Y aura t-il une nouvelle guerre au printemps ? Un article, puis deux, puis trois lancent la question sur le web libanais (NOW Lebanon, iLoubnan) sans produire d'analyse fouillée pour tenter d'y répondre. Chacun y va de sa lecture de marc de café. Le flou reste donc total. Néanmoins, entre amis, la question revient et commence à imprégner les conversations.
Chose un tantinet inhabituelle, puisqu'au Liban, on y pense beaucoup, mais on n'en parle qu'avec une infinie réticence. D'où viennent ces articles, alors ? Sont-ce les prédictions de journalistes sensationnalistes qui trouvent le climat un peu trop calme à leur goût ? Ou s'agit-il d'inquiétudes fondées ? N'a t-on pas déjà lu de telles prédictions fin 2008, sans que rien « n'arrive » en 2009 ?
Les faits, alors. D'abord, il y a eu les visites du président Michel Sleiman aux Etats-Unis et en France, et celles du premier ministre Saad Hariri en Turquie, où tous les deux auraient été avertis de menaces avérées d'attaque israélienne. L'hypothèse étant qu'Israël pourrait de nouveau bombarder les régions libanaises investies par le Hezbollah, à savoir le sud du pays, et le sud de Beyrouth. En partie pour prendre sa revanche sur la défaite de 2006 (strictement militaire... puisque personne, au Liban, excepté les chantres du Hezbollah, n'ose parler de « victoire ») et en partie pour titiller le voisin iranien.
Vient s'ajouter à cela les conclusions du Tribunal Spécial pour le Liban sur le meurtre de Rafik Hariri qui doivent être délivrées dans les semaines à venir, et pourraient alourdir le climat régional en ravivant la méfiance, jamais très enfouie, entre la Syrie et le Liban (malgré les récents efforts diplomatiques des deux pays). Syrie qui, par ailleurs, d'après une brève du site NOW Lebanon, inquièterait Israël en aidant à financer l'armement du Hezbollah, déjà avancé en termes de missiles.
Enfin, dans une analyse publiée sur le site alliancegéostratégique.org, son auteur Jean-Luc Vannier rapporte les propos du député de la région chiite de Baalbeck Nawwar Sahili, qui aurait déclaré : « Nous ne ferons que riposter ». Signifiant à mots peu couverts que la balle du timing serait dans le camp d'Israel...
Et puis, il y a le courant d'opinion inverse.

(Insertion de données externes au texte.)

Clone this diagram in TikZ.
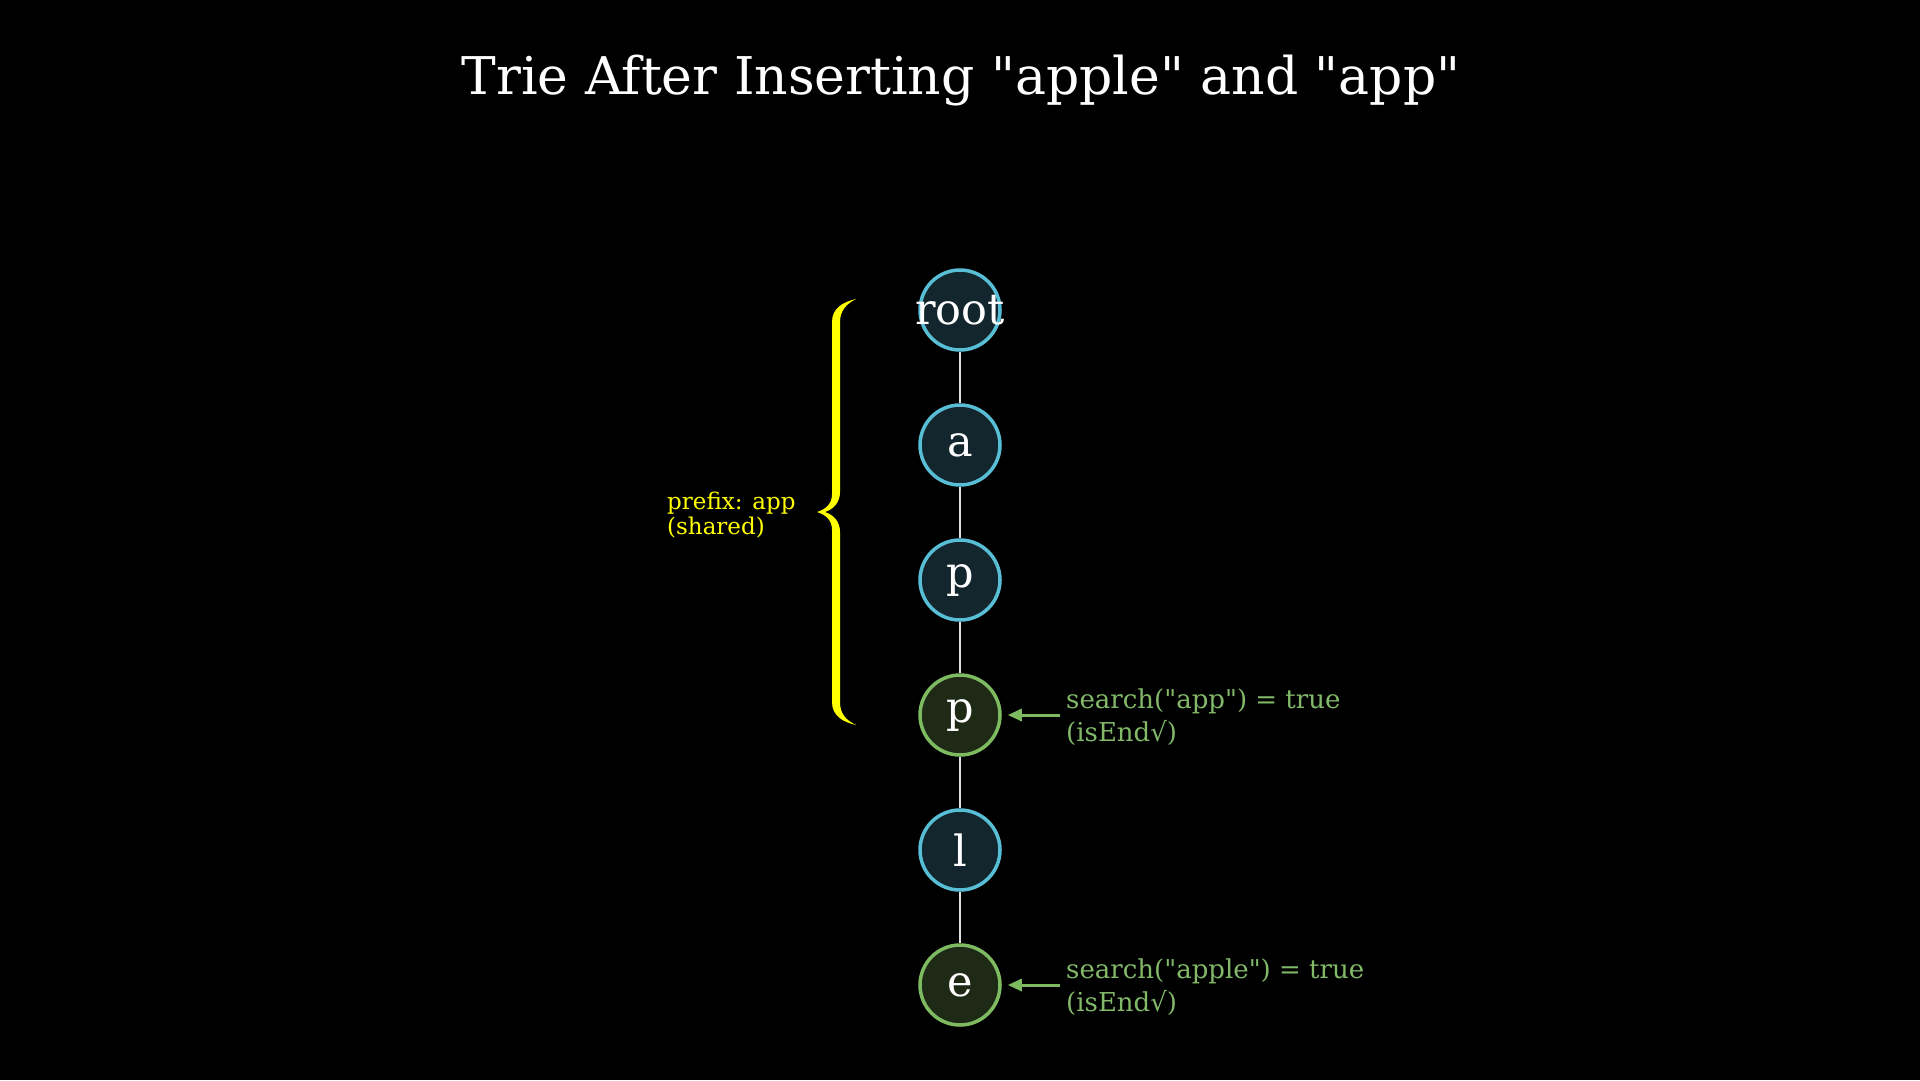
\documentclass[tikz,border=0pt]{standalone}
\usepackage{fontspec}
\newfontfamily\df{DejaVu Serif}
\usetikzlibrary{arrows.meta}
\definecolor{cyanline}{RGB}{88,190,214}
\definecolor{cyanfill}{RGB}{19,38,45}
\definecolor{greenline}{RGB}{126,186,96}
\definecolor{greenfill}{RGB}{30,42,22}
\definecolor{greentext}{RGB}{130,185,105}
\definecolor{braceyellow}{RGB}{255,255,0}
\tikzset{
  trienode/.style={circle, minimum size=80pt, inner sep=0pt, line width=3.5pt, text=white, font=\df\fontsize{43}{46}\selectfont},
  plainnode/.style={trienode, draw=cyanline, fill=cyanfill},
  endnode/.style={trienode, draw=greenline, fill=greenfill},
  edge/.style={draw=white!88!black, line width=2.4pt},
  note/.style={text=greentext, font=\df\fontsize{26}{33}\selectfont, align=left, anchor=north west, inner sep=0pt},
  pointer/.style={draw=greenline, line width=3pt, shorten >=6pt, -{Triangle[length=14pt,width=12pt]}},
}
\begin{document}
\begin{tikzpicture}[x=1pt,y=-1pt]
\fill[black] (0,0) rectangle (1920,1080);
\useasboundingbox (0,0) rectangle (1920,1080);
\node[text=white, font=\df\fontsize{52}{56}\selectfont, anchor=base, inner sep=0pt] (title) at (961,94) {Trie After Inserting "apple" and "app"};
\node[plainnode] (root) at (960,310) {\makebox[0pt]{root}};
\node[plainnode] (a) at (960,445) {a};
\node[plainnode] (p1) at (960,580) {p};
\node[endnode] (p2) at (960,715) {p};
\node[plainnode] (l) at (960,850) {l};
\node[endnode] (e) at (960,985) {e};
\path[edge] (root) -- (a);
\path[edge] (a) -- (p1);
\path[edge] (p1) -- (p2);
\path[edge] (p2) -- (l);
\path[edge] (l) -- (e);
% brace
\coordinate (btop) at (856,299);
\coordinate (bbot) at (856,725);
\coordinate (btip) at (817,512);
\fill[braceyellow]
  (btop) .. controls (843,302) and (832,308) .. (832,322)
  -- (832,494) .. controls (832,504) and (826,509) .. (btip)
  .. controls (826,515) and (832,520) .. (832,530)
  -- (832,702) .. controls (832,716) and (843,722) .. (bbot)
  .. controls (846,720) and (840,714) .. (840,702)
  -- (840,532) .. controls (840,522) and (834,515) .. (825,512)
  .. controls (834,509) and (840,502) .. (840,492)
  -- (840,322) .. controls (840,311) and (846,304) .. (btop) -- cycle;
\node[text=braceyellow, font=\df\fontsize{23}{25}\selectfont, align=left, anchor=north west, inner sep=0pt] (prefix) at (667,491.5) {prefix: app\\(shared)};
% notes
\node[note] (n1) at (1066,689) {search("app") = true\\(isEnd\char"221A)};
\node[note] (n2) at (1066,959) {search("apple") = true\\(isEnd\char"221A)};
\coordinate (t1) at (1060,715);
\coordinate (t2) at (1060,985);
\draw[pointer] (t1) -- (p2.east);
\draw[pointer] (t2) -- (e.east);
\end{tikzpicture}
\end{document}
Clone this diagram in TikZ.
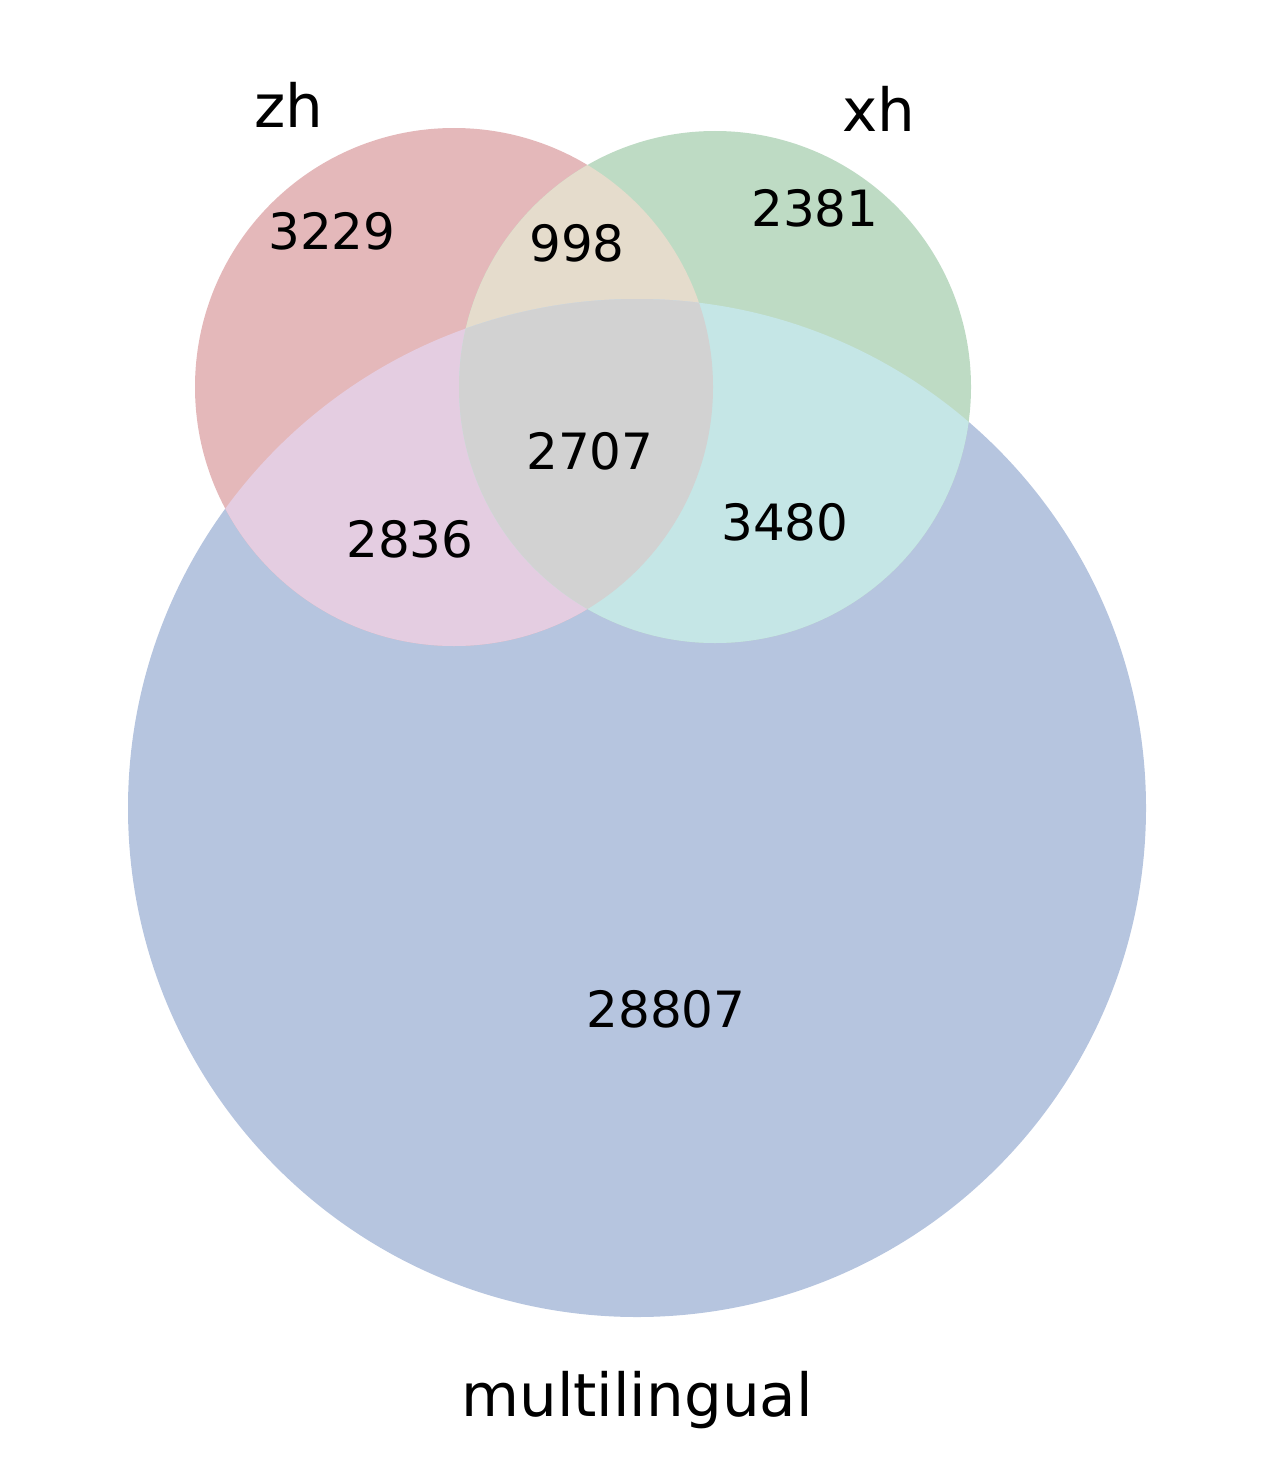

Ceux qui affirment avec assurance qu'Israel ne peut pas risquer une deuxième « humiliation », celle d'une nouvelle défaite contre le Hezbollah (D'autant que l'armée israélienne semble être la mieux informée des avancées en équipement du « parti de Dieu »). Ceux qui ironisent et prétendent que la seule raison pour laquelle Israel n'attaquera pas, c'est que l'Etat hébreu affectionne les attaques surprises. Et que la possibilité d'une guerre au printemps est déjà trop dans l'air pour que la prophétie se réalise. D'autres avancent que, diplomatiquement, Israel ne peut pas lancer une attaque l'année même où le Liban est membre du Conseil de Sécurité onusien, et, a fortiori, pas pendant sa présidence tournante dudit conseil, en mai prochain.
Ou alors, Israel pourrait bien attaquer, mais seulement deux ou trois jours, et de façon très ciblée, les QG du Hezbollah.
Ou alors, et cette hypothèse semble mettre tous les analystes d'accord, du pilier de bar au chroniqueur chevronné, le conflit poindra du côté de l'Iran. Si elle va au bout du processus nucléaire, la tumultueuse république islamique se verra en position de concurrence directe avec Israel, qui ne laissera très probablement pas le monopole nucléaire de la région lui échapper sans rien faire. Et si les événements internes à l'Iran continuent de prendre de l'ampleur, son gouvernement pourrait bien tenter de faire diversion en déplaçant le conflit du côté du Hezbollah, donc du Liban. Et avec, l'attention de la communauté internationale.